Iv-Offshore & Energy will define the requirements for the electrolyser system to fit the offshore application. A series of adaptations are required to accommodate the electrolysis system at the Q13-A platform.
Iv-Offshore & Energy will provide the engineering for the necessary platform modifications and the system integration to facilitate offshore hydrogen production.
 
Because the costs (energy losses) of cable transport increase over greater offshore distances, the option to convert electricity to hydrogen offshore is considered an attractive solution. Higher power output, offshore hydrogen production and transmission over greater offshore distances could be cheaper than cable connections and onshore and offshore conversion.


 

500 MW offshore green hydrogen production platform

Much larger green hydrogen production systems will be necessary to integrate the upcoming large-scale offshore wind energy in the system. Iv-Offshore & Energy has contributed to many oil and gas projects worldwide and has been actively involved in the early stages of various offshore wind projects.

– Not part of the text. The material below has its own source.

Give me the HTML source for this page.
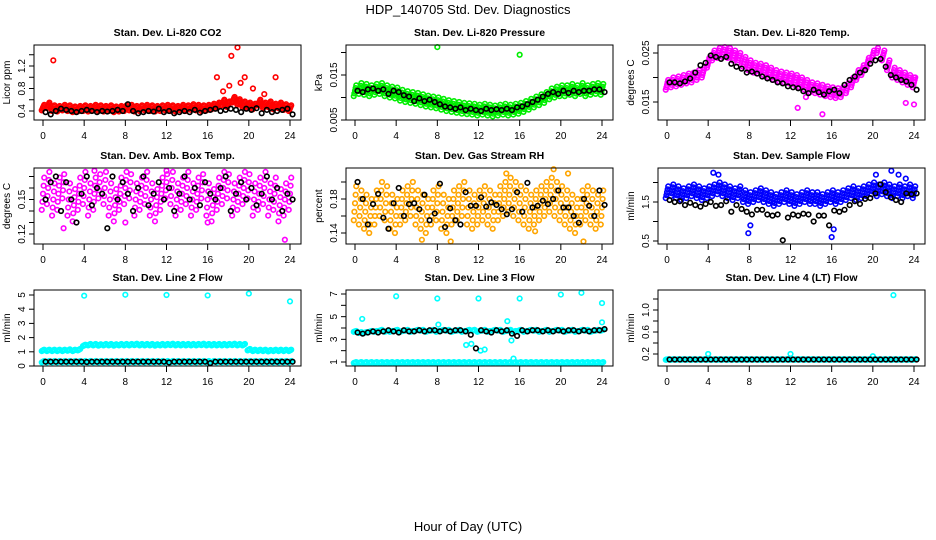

Iv-Offshore & Energy believes hydrogen will play an essential role in the energy transition, both onshore and offshore and strives to be involved in the first front-end developments in hydrogen production. Iv-Offshore & Energy not only contributes to multiple studies, pilot and demonstration projects in this field but has also developed a concept of a full-scale offshore green hydrogen platform with a capacity of 500 MW. This platform will produce enough hydrogen in one day to power more than 300,000 hydrogen cars for more than 100 kilometres! Iv-Offshore & Energy is responsible for the complete design of the offshore hydrogen platform, from the process design and the Balance of Plant (BOP) to the design of the jacket and the auxiliary systems.